By Luke Brinker
The Washington Post reported this weekend that the entrance to a hunting property leased by Rick Perry’s family included a large rock with the word “Niggerhead” painted on it. Predictably, the Post’s report generated a backlash in the right-wing blogosphere.
Even as Herman Cain, the ascendant presidential candidate and former Godfathers Pizza CEO, denounced the use of the epithet, Perry defenders like Henry Payne at the National Review portrayed the story as part of a smear campaign by pointy-headed elites in the lamestream media. Payne reacted as if the Post accused Perry of painting the despicable word himself, but the Post’s reporter did nothing of the sort. In talking to numerous area residents – including a septuagenarian black woman who said she’d heard the word so often growing up that she’d been desensitized to it – the Post placed the revelation in the context of a South with a deeply embedded, persistent legacy of racial tension. Indeed, Ta-Nehisi Coates argues that the “Niggerhead” story “says very little about Rick Perry, and a lot more about the country he seeks to govern.”
So “Is Rick Perry racist?” is really the wrong question to ask. One should always be careful about leveling such a grave allegation, and Perry’s moderate – dare I say compassionate – record on immigration indicates he doesn’t harbor the racial animus of, say, a Jesse Helms.

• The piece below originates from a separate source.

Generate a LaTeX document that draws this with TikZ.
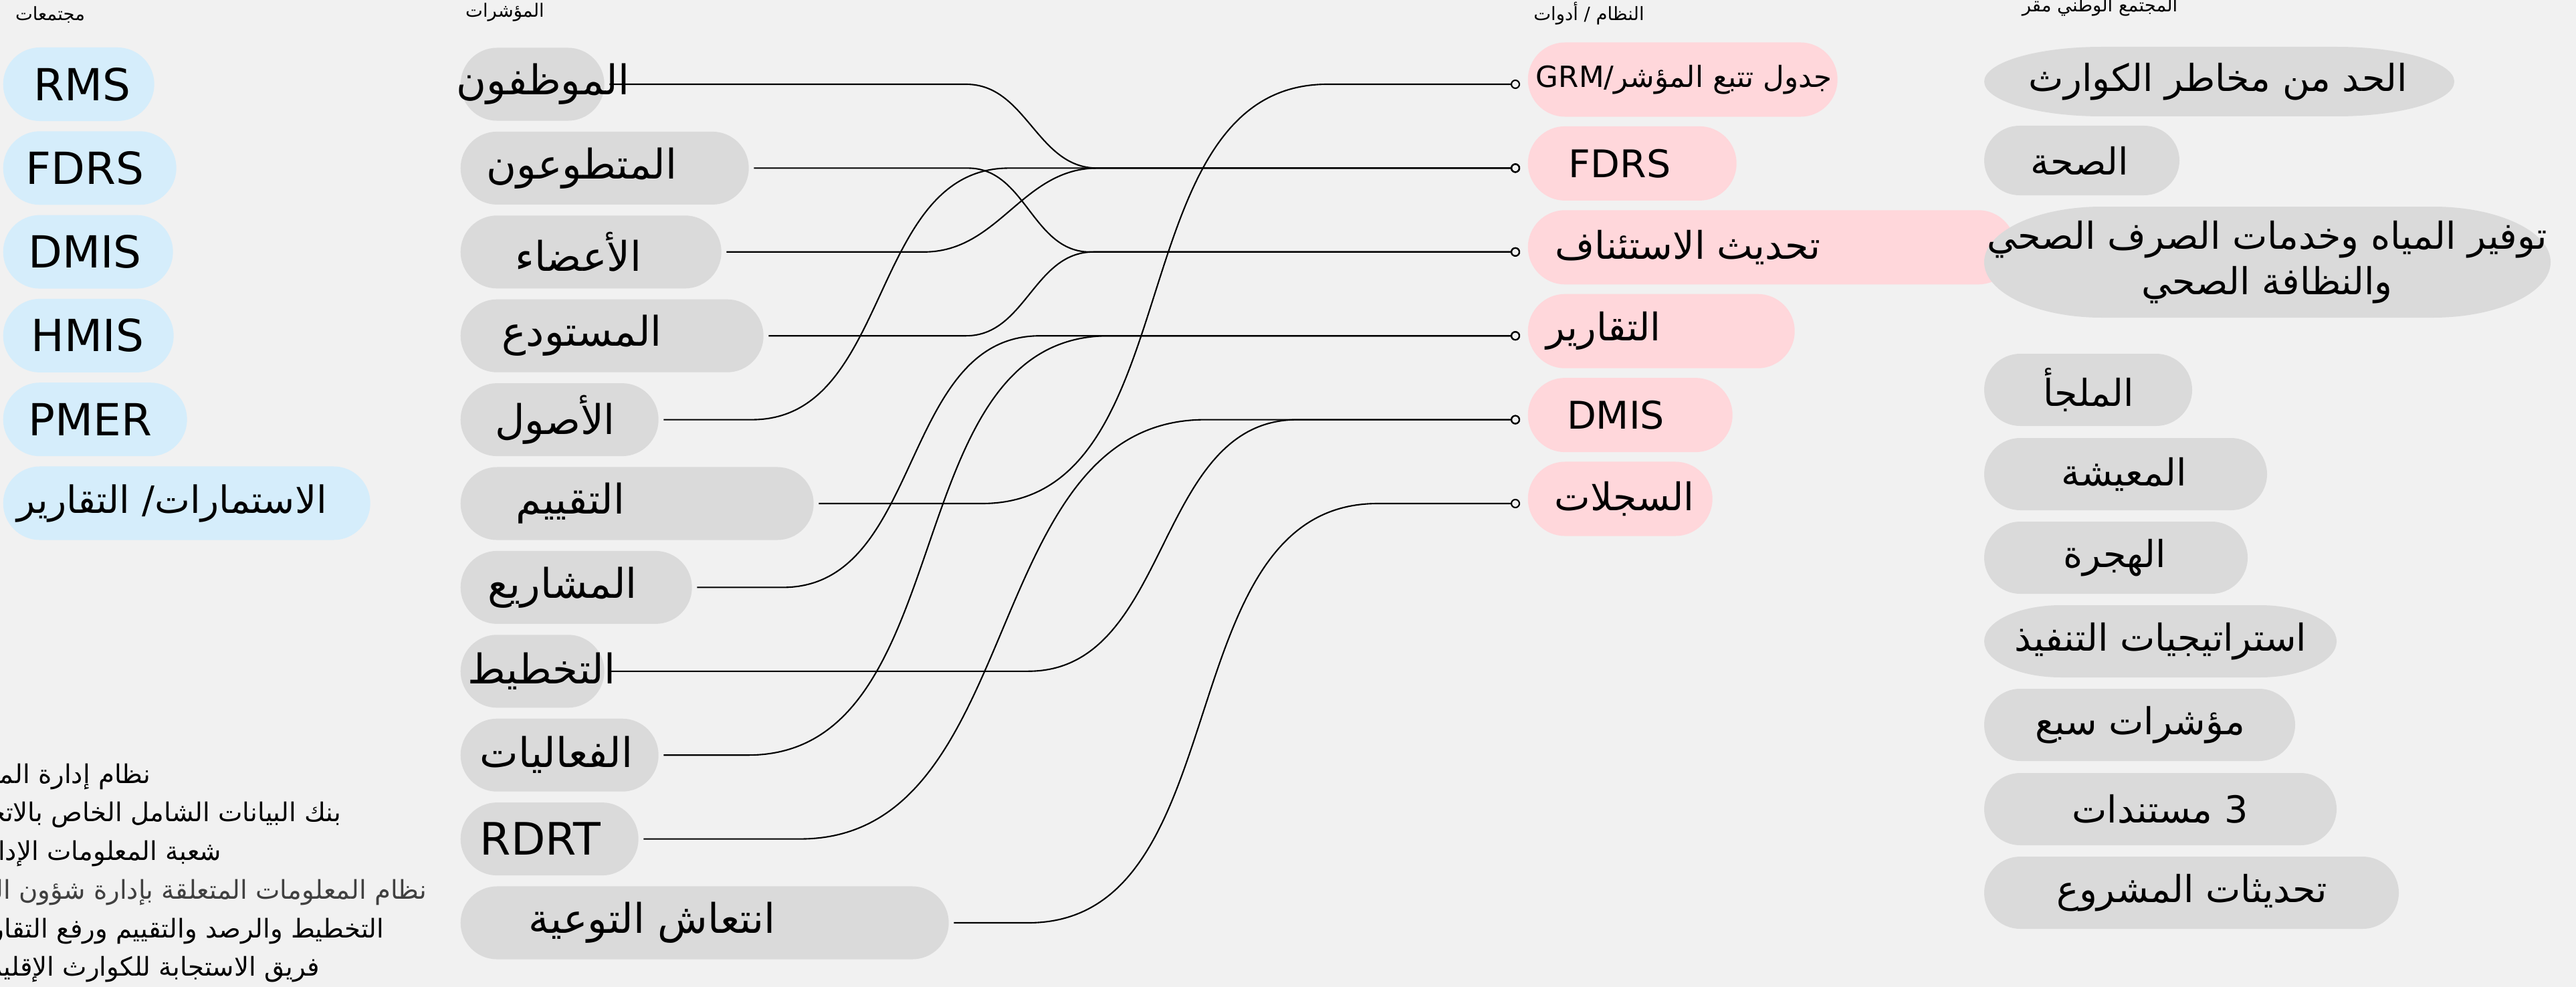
\documentclass[tikz,border=0pt]{standalone}
\usepackage{fontspec}
\setmainfont{DejaVu Sans}
\newfontfamily\arabicfont[Script=Arabic]{DejaVu Sans}
\TeXXeTstate=1
\usepackage{tikz}
\usepackage{xcolor}
\usetikzlibrary{positioning, calc, arrows.meta}

\definecolor{bgcol}{HTML}{F1F1F1}
\definecolor{commcol}{HTML}{D5EDFB}
\definecolor{indcol}{HTML}{DADADA}
\definecolor{syscol}{HTML}{FFD7DB}
\definecolor{nscol}{HTML}{DADADA}

\newcommand{\artext}[1]{{\arabicfont\beginR #1\endR}}

\begin{document}
\begin{tikzpicture}[x=0.01cm, y=-0.01cm,
    pill/.style={rounded corners=0.55cm, minimum height=1.1cm, inner sep=0pt, anchor=west},
    comm/.style={pill, fill=commcol},
    ind/.style={pill, fill=indcol, minimum height=1.09cm, rounded corners=0.545cm},
    sys/.style={pill, fill=syscol, minimum height=1.11cm, rounded corners=0.555cm},
    commtext/.style={inner sep=0pt, font=\fontsize{18.8}{22}\selectfont},
    indtext/.style={inner sep=0pt, font=\fontsize{17.4}{21}\selectfont},
    systext/.style={inner sep=0pt, font=\fontsize{16.2}{20}\selectfont},
    nstext/.style={inner sep=0pt, align=center, font=\fontsize{15.8}{19.5}\selectfont},
    head/.style={inner sep=0pt, font=\fontsize{7.8}{9}\selectfont},
    note/.style={inner sep=0pt, anchor=east, font=\fontsize{11}{13}\selectfont},
    link/.style={line width=0.6pt, -{Circle[open, length=4pt]}}]

  \useasboundingbox (0,0) rectangle (3852,1476);
  \clip (0,0) rectangle (3852,1476);
  \fill[bgcol] (0,0) rectangle (3852,1476);

  % Headers
  \node[head] (hComm) at (75,22) {\artext{مجتمعات}};
  \node[head] (hInd) at (755,18) {\artext{المؤشرات}};
  \node[head] (hSys) at (2376,20) {\artext{النظام / أدوات}};
  \node[head] (hNS) at (3140,10) {\artext{المجتمع الوطني مقر}};

  % Communities
  \foreach \n/\w/\tx/\txt [count=\i from 0] in {RMS/226/123/RMS, FDRS/259/127/FDRS, DMIS/254/127/DMIS, HMIS/255/131/HMIS, PMER/275/135/PMER, Forms/549/257/{\fontsize{16}{20}\selectfont\artext{الاستمارات/ التقارير}}}
  {
    \node[comm, minimum width=\w*0.01cm] (comm\n) at (4,{126+125.3*\i}) {};
    \node[commtext] (commt\n) at (\tx,{126+125.3*\i}) {\txt};
  }

  % Indicators
  \foreach \n/\w/\tx/\txt [count=\i from 0] in {Staff/215/812/{\artext{الموظفون}}, Volunteers/431/870/{\artext{المتطوعون}}, Members/390/865/{\artext{الأعضاء}}, Depot/453/870/{\artext{المستودع}}, Assets/296/830/{\artext{الأصول}}, Eval/528/853/{\artext{التقييم}}, Projects/346/841/{\artext{المشاريع}}, Planning/215/810/{\artext{التخطيط}}, Activities/296/832/{\artext{الفعاليات}}, RDRT/266/808/{\fontsize{19}{22}\selectfont RDRT}, Recovery/730/975/{\artext{انتعاش التوعية}}}
  {
    \node[ind, minimum width=\w*0.01cm] (ind\n) at (688,{126+125.4*\i}) {};
    \node[indtext] (indt\n) at (\tx,{126+125.4*\i}) {\txt};
  }

  % Systems / tools
  \foreach \n/\w/\tx/\txt [count=\i from 0] in {GRM/463/2518/{\fontsize{12.4}{15}\selectfont\artext{جدول تتبع المؤشر/\beginL GRM\endL}}, FDRS/312/2422/FDRS, Appeal/729/2524/{\artext{تحديث الاستئناف}}, Reports/399/2398/{\artext{التقارير}}, DMIS/306/2416/DMIS, Records/276/2429/{\artext{السجلات}}}
  {
    \node[sys, minimum width=\w*0.01cm] (sys\n) at (2284,{119+125.4*\i}) {};
    \node[systext] (syst\n) at (\tx,{119+125.4*\i}) {\txt};
    \coordinate (pin\n) at ($(sys\n.west)+(-11,7)$);
  }

  % National society
  \foreach \yc/\ry/\xb/\rx/\tx/\txt [count=\i] in {122/52/3670/176/3317/{\artext{الحد من مخاطر الكوارث}}, 240/52/3259/53/3110/{\artext{الصحة}}, 392/83/3814/176/3390/{\artext{توفير المياه وخدمات الصرف الصحي}\\\artext{والنظافة الصحي}}, 583/54/3278/54/3123/{\artext{الملجأ}}, 709/54/3390/54/3176/{\artext{المعيشة}}, 834/54/3361/54/3162/{\artext{الهجرة}}, 959/54/3494/115/3231/{\artext{استراتيجيات التنفيذ}}, 1084/54/3432/54/3200/{\artext{مؤشرات سبع}}, 1210/54/3494/54/3230/{\artext{3 مستندات}}, 1335/54/3587/54/3278/{\artext{تحديثات المشروع}}}
  {
    \fill[nscol] ({2967+\rx},{\yc-\ry}) -- ({\xb-\rx},{\yc-\ry}) arc[start angle=-90, end angle=90, x radius=\rx, y radius=\ry] -- ({2967+\rx},{\yc+\ry}) arc[start angle=90, end angle=270, x radius=\rx, y radius=\ry] -- cycle;
    \node[nstext] (ns\i) at (\tx,\yc) {\txt};
  }

  % Full names
  \foreach \xe/\ye/\col/\txt [count=\i] in {226/1162/black/{نظام إدارة الموارد}, 511/1219/black/{بنك البيانات الشامل الخاص بالاتحاد}, 332/1277/black/{شعبة المعلومات الإدارية}, 639/1335/black!75/{نظام المعلومات المتعلقة بإدارة شؤون الصحة}, 575/1393/black/{التخطيط والرصد والتقييم ورفع التقارير}, 479/1450/black/{فريق الاستجابة للكوارث الإقليمي}}
    \node[note, text=\col] (note\i) at (\xe,\ye) {\artext{\txt}};

  % Links
  \foreach \src/\dst/\flat/\back in {Staff/FDRS/533/632, Volunteers/Appeal/320/643, Members/FDRS/295/632, Depot/Appeal/295/638, Assets/FDRS/132/764, Eval/GRM/244/288, Projects/Reports/128/718, Planning/DMIS/626/333, Activities/Reports/126/615, RDRT/DMIS/234/471, Recovery/Records/111/213}
    \draw[link] ($(ind\src.east)+(7,0)$) -- ++(\flat,0) to[out=0,in=180] ($(pin\dst)+(-\back,0)$) -- (pin\dst);
\end{tikzpicture}
\end{document}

Perry’s sagging fortunes are unlikely to be helped by the story, but he won’t lose the nomination because of it. Republicans’ doubts about his policy acumen and conservative purity will likely be enough to deal a death blow to his campaign. While the political implications of Niggerheadgate will probably be limited, the story offers yet another opportunity to discuss the continued manifestations of racism in American society – including via the capital punishment system Perry so vigorously supports. Above all else, this episode puts the lie to the glib notion that we’ve become a “post-racial” society.